Em tempos de mudanças climáticas, com eventos críticos recorrentes, a face da água como agente geológico reflete a capacidade destrutiva e construtiva dos efeitos do seu “Ciclo”, impressa nas diversas paisagens naturais, ou, cada vez mais ocupadas pelo homem. Não por isso, os mais velhos reproduzem a velha sentença: “água mole em pedra dura, tanto bate, até que fura”. 

Nosso processo civilizatório do século XX, onde migramos e passamos a viver nas cidades (pequenas, médias, grandes, ou metrópoles), deixando o ambiente rural, trouxe consequências e desafios inevitáveis. 

Na falta de espaço para tanta gente, ocupamos e produzimos áreas de risco a acidentes, por vezes, catastróficos… transformando terrenos, fragilizando-os quase sempre onde a natureza e as características geológicas atuam respeitando pressupostos da Termodinâmica e limites de trabalho, energia e equilíbrio (no conceito da Física).

Aterramos igarapés, nascentes, canalizamos meandros… urbanizamos planícies de inundação “na marra” (“na tora”, diria meu filho), ocupando-as densamente com populações de diversos matizes e classes sociais… como se aqueles não fossem caminhos naturais das águas que caem, infiltram, ou deveriam infiltrar, e correm, sempre, na direção do mar.

A natureza controla o risco. Escolhas humanas e descaso têm ampliado os riscos.

Os recentes episódios de Capitólio e de Ouro Preto, ambos em Minas Gerais, nos ensinam que é possível mapear o risco, monitorar o perigo e salvar vidas. 

A presença de uma tradicional Escola da Engenharia Geológica trouxe a Ouro Preto, e aos seus habitantes, conhecimento e governança sobre a fragilidade das encostas desgastadas pelos tempos geológico e geomorfológico, que esculpiram rochas e ladeiras e, por uma história, usos e ocupação. 

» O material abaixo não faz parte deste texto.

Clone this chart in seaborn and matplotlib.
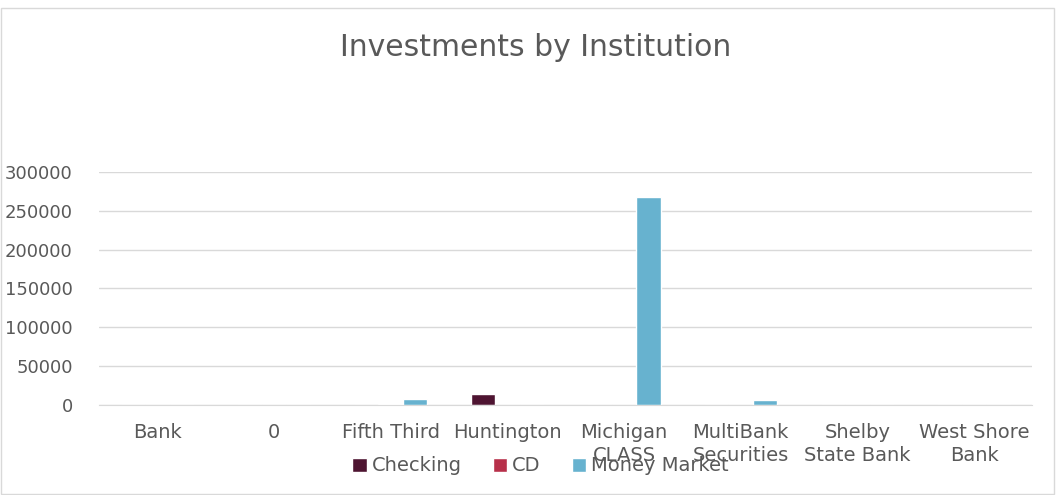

“Foram os anéis, ficaram os dedos”… em Ouro Preto não houve vítimas, mas, infelizmente, dois prédios centenários sucumbiram, tombados pelo Patrimônio Histórico nacional e mundial, e outro ficou muito danificado, todos, já desativados há década, interditados pelo reconhecimento do risco de escorregamento do talude do morro lindeiro. 

Na Defesa Civil municipal, um engenheiro-geólogo entrevistado após o ocorrido, sinalizava sobre as atitudes tomadas pelas autoridades: o monitoramento dos volumes de chuva na região, forte componente detonador do movimento da terra; o fechamento da rua em frente ao morro para passagem de veículos e pessoas, cerca de 40 minutos antes do desmoronamento, protocolos suportados pelo mapa que trazia em suas mãos, com informações geotécnicas apontando áreas de maior risco e direções preferenciais de ocorrências. 

O município de Capitólio, onde dez pessoas morreram pela queda de um paredão rochoso enquanto navegavam na represa de Furnas – “Mar de Minas”-, não teve a mesma sorte de Ouro Preto. 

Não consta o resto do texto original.